If you have purchased your vehicle on loan or leased a vehicle, you may end up owing more on your loan than the actual cash value of the vehicle. For such type of vehicles, loan/lease payoff is the best coverage in case if the vehicle gets totaled. This type of insurance is similar to gap insurance but there is little difference between in terms and conditions of the coverage.
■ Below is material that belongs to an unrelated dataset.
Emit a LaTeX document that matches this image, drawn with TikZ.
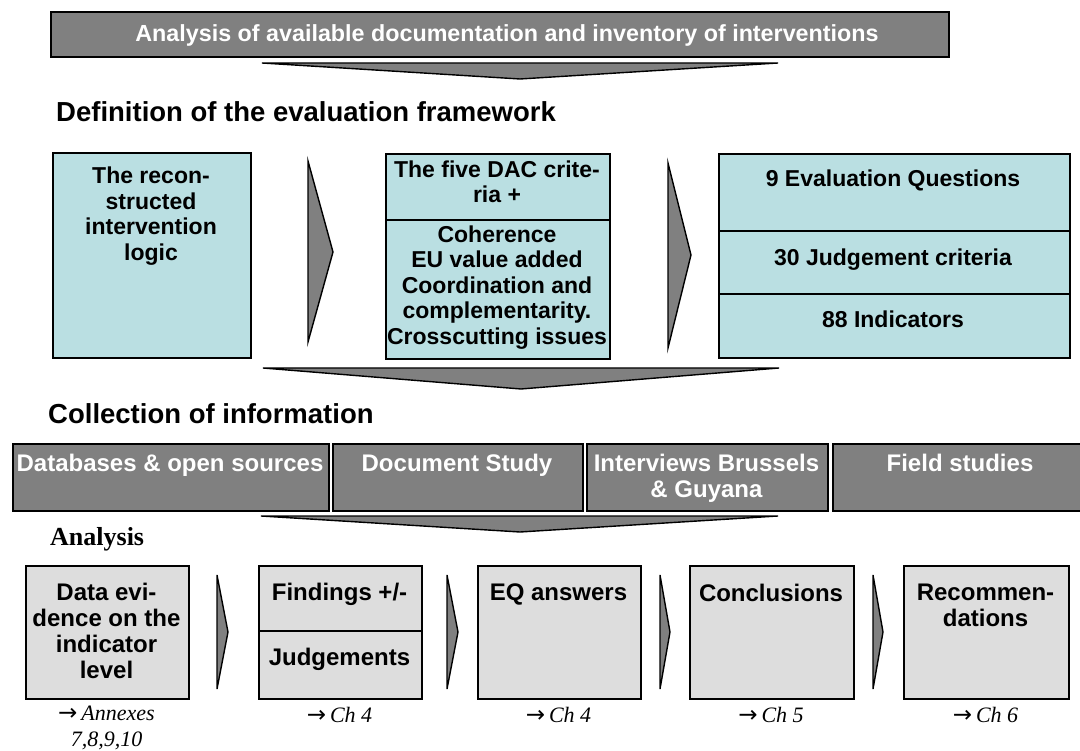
\documentclass[tikz,border=0pt]{standalone}
\usepackage{fontspec}
\setmainfont{Liberation Serif}
\setsansfont{Liberation Sans}
\newfontfamily\arrowfont{DejaVu Sans}
\definecolor{barGray}{RGB}{128,128,128}
\definecolor{frameCyan}{RGB}{186,223,226}
\definecolor{stepGray}{RGB}{221,221,221}
\tikzset{
  frame/.style={draw=black, line width=1.8pt, inner sep=0pt, anchor=north west},
  darkbar/.style={frame, fill=barGray},
  cyanbox/.style={frame, fill=frameCyan},
  stepbox/.style={frame, fill=stepGray},
  blockarrow/.style={fill=barGray, draw=black, line width=1.4pt, line join=miter},
  divider/.style={draw=black, line width=1.8pt},
  boxtext/.style={anchor=north, align=center, inner sep=0pt,
    font={\sffamily\bfseries\fontsize{23}{25.5}\selectfont}},
  steptext/.style={anchor=north, align=center, inner sep=0pt,
    font={\sffamily\bfseries\fontsize{24}{26}\selectfont}},
  whitetext/.style={anchor=north, align=center, inner sep=0pt, text=white,
    font={\sffamily\bfseries\fontsize{24}{26}\selectfont}},
  heading/.style={anchor=base west, inner sep=0pt,
    font={\sffamily\bfseries\fontsize{27.5}{30}\selectfont}},
  serifhead/.style={anchor=base west, inner sep=0pt,
    font={\rmfamily\bfseries\fontsize{26}{28}\selectfont}},
  chapter/.style={anchor=base, align=center, inner sep=0pt,
    font={\rmfamily\itshape\fontsize{22}{22}\selectfont}}
}
\newcommand{\toarrow}{{\arrowfont\fontsize{23}{22}\selectfont →}\kern4pt}
\begin{document}
\begin{tikzpicture}[x=1pt, y=-1pt]
\useasboundingbox (0,0) rectangle (1080,751);
\clip (0,0) rectangle (1080,751);

% first step: documentation analysis
\node[darkbar, minimum width=898, minimum height=45] (inventory) at (50,11) {};
\node[anchor=base, inner sep=0pt, text=white,
      font={\sffamily\bfseries\fontsize{23.3}{25}\selectfont}] (inventory-t) at (507,41.5)
  {Analysis of available documentation and inventory of interventions};
\filldraw[blockarrow] (262,63) -- (778,63) -- (520,79) -- cycle;

% evaluation framework
\node[heading] (framework-h) at (56,122) {Definition of the evaluation framework};

\node[cyanbox, minimum width=198, minimum height=205] (logic) at (52,152) {};
\node[boxtext] (logic-t) at (151,167) {The recon-\\structed\\intervention\\logic};

\filldraw[blockarrow] (308,161) -- (333,252) -- (308,342) -- cycle;

\node[cyanbox, minimum width=224, minimum height=205] (criteria) at (385,153) {};
\draw[divider] (385,220) -- (609,220);
\node[boxtext] (criteria-t) at (497,160.5) {The five DAC crite-\\ria +};
\node[boxtext] (criteria-b) at (497,225.5)
  {Coherence\\EU value added\\Coordination and\\complementarity.\\Crosscutting issues};

\filldraw[blockarrow] (668,163) -- (691,255) -- (668,348) -- cycle;

\node[cyanbox, minimum width=351, minimum height=204] (matrix) at (718,153) {};
\draw[divider] (718,231) -- (1069,231);
\draw[divider] (718,294) -- (1069,294);
\node[boxtext] (eq-t) at (893,169.5) {9 Evaluation Questions};
\node[boxtext] (jc-t) at (893,248.5) {30 Judgement criteria};
\node[boxtext] (ind-t) at (893,310.5) {88 Indicators};

\filldraw[blockarrow] (263,368) -- (779,368) -- (521,389) -- cycle;

% information collection
\node[heading] (collection-h) at (48,424) {Collection of information};

\node[darkbar, minimum width=316, minimum height=67] (databases) at (12,443) {};
\node[darkbar, minimum width=250, minimum height=67] (documents) at (332,443) {};
\node[darkbar, minimum width=241, minimum height=67] (interviews) at (586,443) {};
\node[darkbar, minimum width=256, minimum height=67] (field) at (832,443) {};
\node[whitetext] (databases-t) at (170,453.7) {Databases \& open sources};
\node[whitetext] (documents-t) at (457,453.7) {Document Study};
\node[whitetext] (interviews-t) at (706.5,453.7) {Interviews Brussels\\\& Guyana};
\node[whitetext] (field-t) at (960,453.7) {Field studies};

\filldraw[blockarrow] (261,516) -- (778,516) -- (520,532) -- cycle;

% analysis chain
\node[serifhead] (analysis-h) at (50,545) {Analysis};

\node[stepbox, minimum width=163, minimum height=133] (evidence) at (25,565) {};
\node[stepbox, minimum width=163, minimum height=133] (findings) at (258,565) {};
\draw[divider] (258,631) -- (421,631);
\node[stepbox, minimum width=163, minimum height=133] (answers) at (477,565) {};
\node[stepbox, minimum width=164, minimum height=133] (conclusions) at (689,565) {};
\node[stepbox, minimum width=165, minimum height=133] (recommendations) at (903,565) {};

\filldraw[blockarrow] (217,575) -- (228,632) -- (217,689) -- cycle;
\filldraw[blockarrow] (447,575) -- (458,632) -- (447,689) -- cycle;
\filldraw[blockarrow] (660,575) -- (670,632) -- (660,689) -- cycle;
\filldraw[blockarrow] (873,575) -- (883,632) -- (873,689) -- cycle;

\node[steptext] (evidence-t) at (106.5,582.7) {Data evi-\\dence on the\\indicator\\level};
\node[steptext] (findings-t) at (339.5,582.7) {Findings +/-};
\node[steptext] (judgements-t) at (339.5,647.7) {Judgements};
\node[steptext] (answers-t) at (558.5,583.7) {EQ answers};
\node[steptext] (conclusions-t) at (771,583.7) {Conclusions};
\node[steptext] (recommendations-t) at (985.5,583.7) {Recommen-\\dations};

% report chapters
\node[chapter] (evidence-c) at (106.5,720.5) {\toarrow Annexes};
\node[chapter] (evidence-c2) at (106.5,746.5) {7,8,9,10};
\node[chapter] (findings-c) at (339.5,722) {\toarrow Ch 4};
\node[chapter] (answers-c) at (558.5,722) {\toarrow Ch 4};
\node[chapter] (conclusions-c) at (771,722) {\toarrow Ch 5};
\node[chapter] (recommendations-c) at (985.5,722) {\toarrow Ch 6};
\end{tikzpicture}
\end{document}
In most cases, this coverage is available if your loan or lease is held by the financial institution but not an individual.
Benefits of loan/lease payoff coverage:
Here are some of the benefits of loan/lease payoff coverage in certain cases such as:
- If you made only minimum down payment
- If you have loan repayment period, where the amount to be repaid is higher than the actual value of the vehicle.
- If you purchased a vehicle that has high depreciation value.
When your car gets totaled (total loss) after a few days of its loan/lease purchase, your collision and comprehensive coverage will pay off the cash value of the car. But what about the difference between this amount and the amount you currently owe on your vehicle loan or lease?
Here comes, the working of loan/lease payoff coverage. For instance, consider your vehicle’s actual cash value is $20,000, your loan amount went to $25,000 and your car gets totaled within few days of purchasing it. In such a case, loan/lease payoff coverage will compensate $5,000. However, the payment made under loan/lease payoff coverage may not exceed 25% of actual cash value of the vehicle ($5,000).
Thus, when you lease a vehicle or purchase a vehicle on loan, you need to consider insuring it to the full extent, so as to reduce the risk of additional expenses from your wallet.